Darwin’s United — a union representing the chain’s employees — responded by organizing a protest at City Hall, where workers rallied on Sunday before gathering outside the Darwins’ Cambridge home.
“We have been offered no guarantees of jobs for those who want to stay, no guarantee that workers will have an income going into winter,” the union wrote in a Twitter statement. “We will not back down, we will not take this.”
At the rally, union members called on the Darwins to keep workers at the Harvard Square store employed if they wished to stay on and reiterated past demands for $24 per hour wages, three weeks paid time off, and zero-deductible healthcare for employees.
“We know that Steve has long been considering selling the business, but the timing really couldn’t be worse,” said Sam White, a Darwin’s United representative. “We’re telling him to come back to the bargaining table and respond to our proposals.”
A majority of workers at the four Darwin’s locations voted to unionize in September 2021 and began negotiations with management for a new contract for workers. Since then, talks have stalled, according to White. In March, workers at all four locations staged a mid-morning walkout to raise pressure on the owners.

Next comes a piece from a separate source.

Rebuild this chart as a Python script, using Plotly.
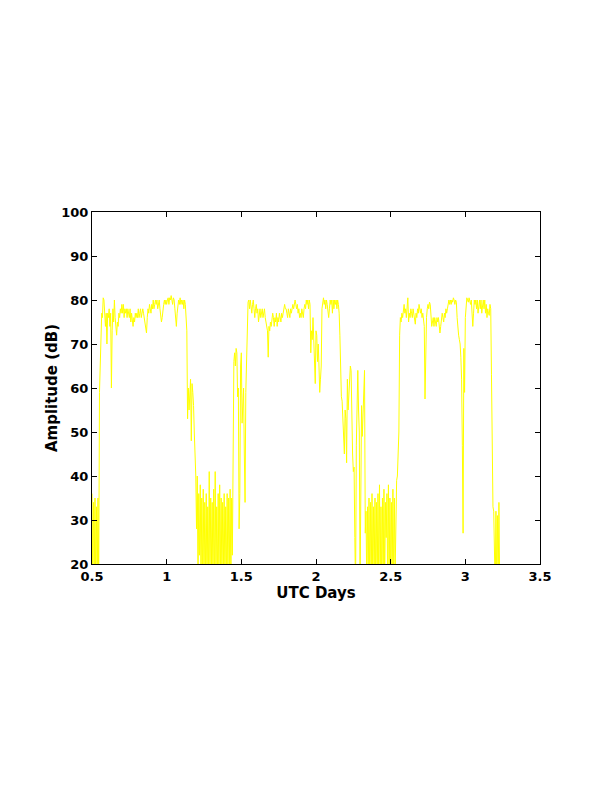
import numpy as np
import plotly.graph_objects as go

# Sampling: UTC days from 0.5 in steps of 0.005
t_start = 0.5
t_step = 0.005

amp_rows = [
    # 0.50 - 0.595
    [36, 15, 34, 18, 35, 14, 33, 16, 35, 15, 59, 66, 73, 77, 76, 80.5, 80, 78, 74, 77],
    # 0.60
    [70, 77, 76, 78, 74, 77, 60, 73, 78, 75, 80, 76, 73, 72, 75, 74, 77, 76, 78, 77],
    # 0.70
    [79, 77, 79, 76, 78, 77, 78, 76, 78, 77, 76, 78, 75, 77, 75, 74, 76, 75, 77, 76],
    # 0.80
    [77, 76, 78, 76, 77, 78, 76, 77, 78, 77, 76, 74, 73, 72.5, 76, 78, 77, 79, 78, 77],
    # 0.90
    [79, 78, 80, 78, 79, 80, 79, 80, 78, 79, 80, 78, 77, 75, 76, 78, 79, 80, 79, 80],
    # 1.00
    [79, 80, 80.5, 79, 80.5, 80, 81, 80, 79, 80.5, 80, 78, 76, 74, 77, 79, 80, 79, 80.5, 79],
    # 1.10
    [80, 79, 80, 78, 80, 79, 77, 73, 53, 60, 55, 58, 62, 48, 61, 59, 56, 50, 46, 40],
    # 1.20
    [28, 40, 15, 36, 22, 38, 14, 35, 17, 37, 15, 34, 18, 36, 13, 33, 16, 41, 15, 35],
    # 1.30
    [20, 34, 15, 37, 14, 41, 17, 33, 16, 36, 15, 38, 18, 35, 14, 34, 19, 36, 15, 33],
    # 1.40
    [16, 36, 15, 35, 20, 37, 14, 35, 22, 57, 66, 68, 65, 69, 68, 58, 60, 28, 36, 65],
    # 1.50
    [68, 52, 56, 60, 45, 34, 59, 67, 77, 79.5, 80, 78, 80, 79, 77, 79, 80, 78, 76, 78],
    # 1.60
    [79, 77, 78, 75, 77, 78, 76, 77, 78, 76, 77, 78, 76, 75, 74, 73, 67, 74, 73, 75],
    # 1.70
    [74, 76, 77, 76, 74, 76, 75, 77, 74, 76, 75, 77, 76, 75, 77, 76, 77, 78, 79, 78],
    # 1.80
    [78, 77, 76, 78, 77, 76, 78, 77, 78, 79, 78, 79, 80, 79, 78, 79, 77, 78, 76, 77],
    # 1.90
    [76, 78, 77, 76, 78, 79, 78, 80, 79, 80, 78, 80, 79, 68, 73, 71, 76, 69, 63, 61],
    # 2.00
    [73, 72, 66, 70, 65, 59, 62, 65, 78, 80, 80.5, 79, 80, 78, 80, 79, 77, 76, 78, 80],
    # 2.10
    [79, 80, 77, 80, 78, 80, 79, 80, 78, 80, 79, 77, 72, 61, 58, 57, 53, 52, 45, 55],
    # 2.20
    [53, 43, 62, 55, 58, 63, 65, 64, 49, 45, 41, 42, 26, 14, 47, 56, 64, 55, 50, 14],
    # 2.30
    [37, 56, 49, 55, 63, 64, 27, 32, 15, 33, 18, 35, 14, 34, 17, 36, 15, 33, 19, 35],
    # 2.40
    [14, 34, 16, 36, 15, 38, 18, 33, 14, 35, 16, 37, 15, 34, 26, 36, 14, 38, 17, 35],
    # 2.50
    [15, 34, 16, 37, 14, 35, 18, 33, 39, 40, 49, 50, 72, 76, 75, 77, 76, 78, 79, 77],
    # 2.60
    [78, 76, 80, 80.5, 75, 77, 76, 78, 77, 76, 78, 77, 75, 74.5, 77, 76, 78, 77, 79, 78],
    # 2.70
    [77, 78, 76, 77, 75, 74, 57.5, 73, 76, 78, 79, 78, 79.5, 79, 76, 74, 75, 76, 74, 76],
    # 2.80
    [75, 74, 76, 75, 76, 74, 72.5, 74, 75, 77, 76, 75, 77, 76, 78, 77, 78, 79, 80, 79],
    # 2.90
    [80, 79, 80, 79.5, 80.5, 80, 79, 80, 79.5, 76, 73, 72, 71, 70, 67, 62, 47, 27, 69, 59],
    # 3.00
    [76, 80, 80.5, 80, 79.5, 80.5, 80, 79, 80, 78, 74, 77, 80, 79, 80, 78, 80, 77, 79, 80],
    # 3.10
    [78, 80, 77, 79, 80, 78, 80, 77, 79, 76, 78, 77, 76.5, 79, 78, 63, 39, 33, 32, 25],
    # 3.20
    [14, 32, 15, 31, 16, 34, 15],
]

amplitude = [v for row in amp_rows for v in row]
utc_days = [t_start + i * t_step for i in range(len(amplitude))]

x_ticks = [0.5, 1, 1.5, 2, 2.5, 3, 3.5]
x_ticklabels = ["0.5", "1", "1.5", "2", "2.5", "3", "3.5"]
y_ticks = [20, 30, 40, 50, 60, 70, 80, 90, 100]

fig = go.Figure()
fig.add_trace(go.Scatter(
    x=utc_days, y=amplitude, mode="lines",
    line=dict(color="#ffff00", width=1),
    hoverinfo="skip", showlegend=False,
))

tick_font = dict(family="DejaVu Sans", size=13, color="black", weight="bold")
title_font = dict(family="DejaVu Sans", size=15, color="black", weight="bold")

fig.update_layout(
    width=612, height=792,
    margin=dict(l=84, r=80, t=204, b=236, pad=0),
    paper_bgcolor="white", plot_bgcolor="white",
    font=tick_font,
    showlegend=False,
)
fig.update_xaxes(
    range=[0.5, 3.5], tickvals=x_ticks, ticktext=x_ticklabels,
    showline=True, linecolor="black", linewidth=1, mirror="ticks",
    ticks="inside", ticklen=5, tickcolor="black", tickwidth=1,
    showgrid=False, zeroline=False,
    title=dict(text="UTC Days", font=title_font, standoff=0),
    tickfont=tick_font,
)
fig.update_yaxes(
    range=[20, 100], tickvals=y_ticks,
    showline=True, linecolor="black", linewidth=1, mirror="ticks",
    ticks="inside", ticklen=5, tickcolor="black", tickwidth=1,
    showgrid=False, zeroline=False,
    title=dict(text="Amplitude (dB)", font=title_font, standoff=0),
    tickfont=tick_font,
)

fig.write_html("out.html")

Maybe things are more harmonious on the West Coast? The academics at UC Berkeley claim that they know what workers are entitled to and how to redress inequality in the United States. Yet their own workers had to go on strike to try to force the university to pay a fair wage. “University of California workers continue strike amid threat of arrests” (Guardian, December 10, 20220):
Tens of thousands of academic workers throughout the University of California are currently on their fourth week of striking for a new union contract and the situation is intensifying amid the threat of arrests after direct actions by some strikers.
The strike of 48,000 academic workers, including graduate workers, academic researchers, postdoctoral scholars and teaching assistants, began on 14 November and is the largest in the history of higher education in the US.

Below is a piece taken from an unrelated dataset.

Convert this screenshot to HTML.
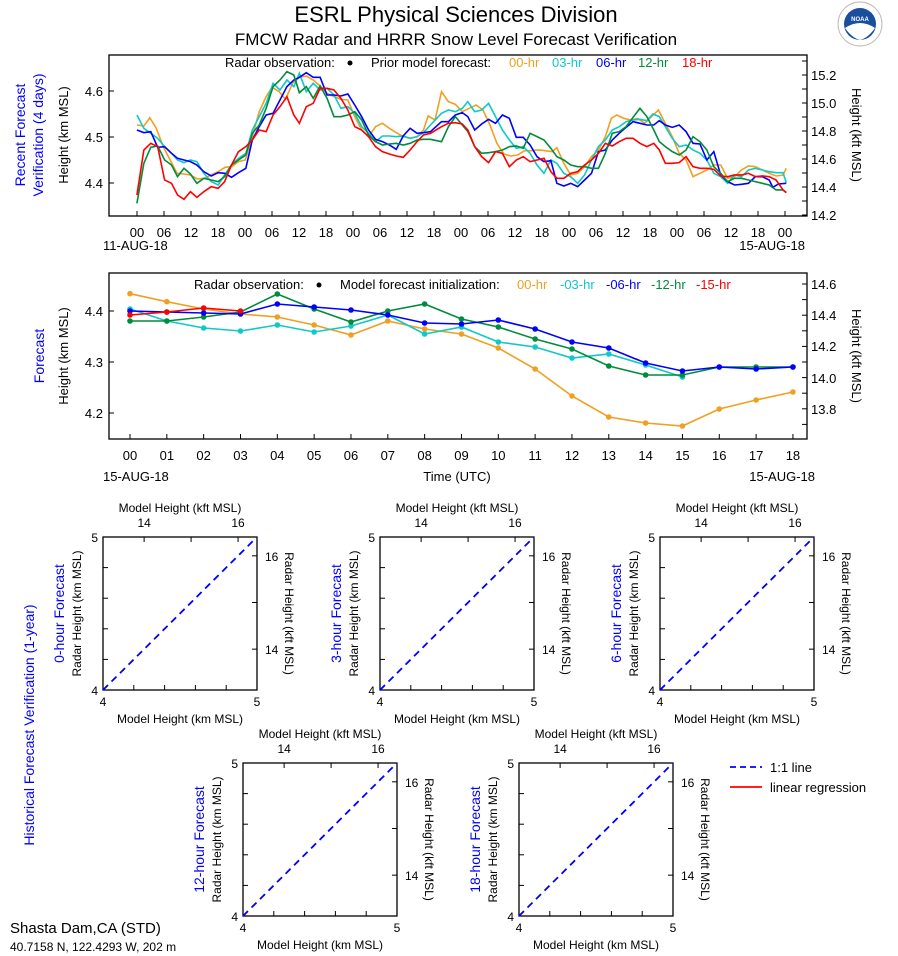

About 12,000 postdoctoral researchers and academic researchers reached a tentative agreement with the University of California on 29 November, which included pay increases up to 29%, but have continued striking in solidarity with other academic workers still pushing for a deal and while the agreement is put to the membership for a vote.
Graduate workers at UC have reported issues in affording rent, food and basic necessities in the cities they work and live in on salaries averaging about $23,000 annually.
If the politicians and academics in California are experts on fairness, why did their workers need to strike? University of California professor Robert Reich, for example, is fond of scolding America’s evil capitalists for underpaying workers. Why didn’t he pay his own slaves fairly?